An exhibit commemorating the 150th birthday of Gleason opens at RIT’s Wallace Center on Nov. 19, displaying photos, gears and other items from the engineering pioneer.

“The department of history is proud to support this exhibition in honor of the 150th anniversary of the birth of Kate Gleason,” said RIT History Department Chair Rebecca Edwards. “Gleason is obviously an important figure on the campus of RIT, as our Kate Gleason College of Engineering is the only engineering school in the nation named after a woman. But Gleason was also an important figure in the larger Rochester community and in the nation as well. She was an important businesswoman, builder, reformer, and philanthropist. We are delighted to be part of the effort to honor her memory in this anniversary year.”

Born in Rochester on Nov. 25, 1865, Gleason grew up around her father’s machine shop. In 1884, she became the first woman to enroll in Cornell University’s Sibley College of Engineering and Mechanic Arts. She became an entrepreneur and innovator who was internationally recognized for her skills in business promotion and community development as well as philanthropic endeavors. She was known for traveling widely and for entertaining in her home, including hosting the 86th and final birthday party for Susan B. Anthony in 1906.

The exhibit, “Kate Gleason, Visionary: a tribute on her 150th birthday,” was organized by faculty in the museum studies program in RIT’s College of Liberal Arts, including Professor Tina Olsin Lent, museum studies program chair, and Professor Rebecca Edwards, chair of the department of history. They were joined by Juilee Decker and Rebecca DeRoo from the department of performing arts and visual culture, Michael Brown from the department of history, and university archivist Becky Simmons.

The team examined documents, letters, newspaper clippings, photographs and digital files in order to select material for the on-site and online exhibitions. Two of the items on display include a bevel gear (on loan from Gleason Corporation) and a silver tea set, showing the various achievements of Rochester’s “first lady of gearing” and philanthropist. Other items on display include photographs from the East Rochester Department of Local History that examine Gleason’s endeavors in manufacturing and building.

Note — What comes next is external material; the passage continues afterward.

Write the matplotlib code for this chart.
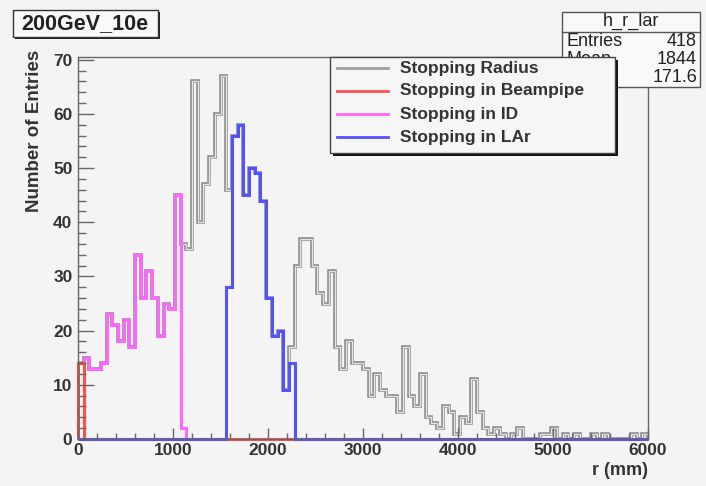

Copies of the 2010 book, The Life and Letters of Kate Gleason by Janis F. Gleason will be available for purchase during the opening reception, from 5-6:30 p.m. on Nov 19. Janis Gleason is the wife of James Gleason, Kate’s grandnephew.

Visitors to the exhibit can collect newly-created trading cards that describe other facets of her accomplishments, such as her commitment to suffrage and innovation, fashion, building and manufacturing.

In addition, a mobile display will appear at several other locations on the RIT campus during the last week of November and the first week of December and an exhibition website has been created as a supplementary resource. It features links to footage of home movies created by Kate Gleason that document home life and travels.

The exhibit, which will be in the Sunken Gallery on the second floor of the Wallace Center through Dec. 18, is the third installment of the series, “Exhibitions Across the Curriculum” established by RIT’s museum studies program in 2014.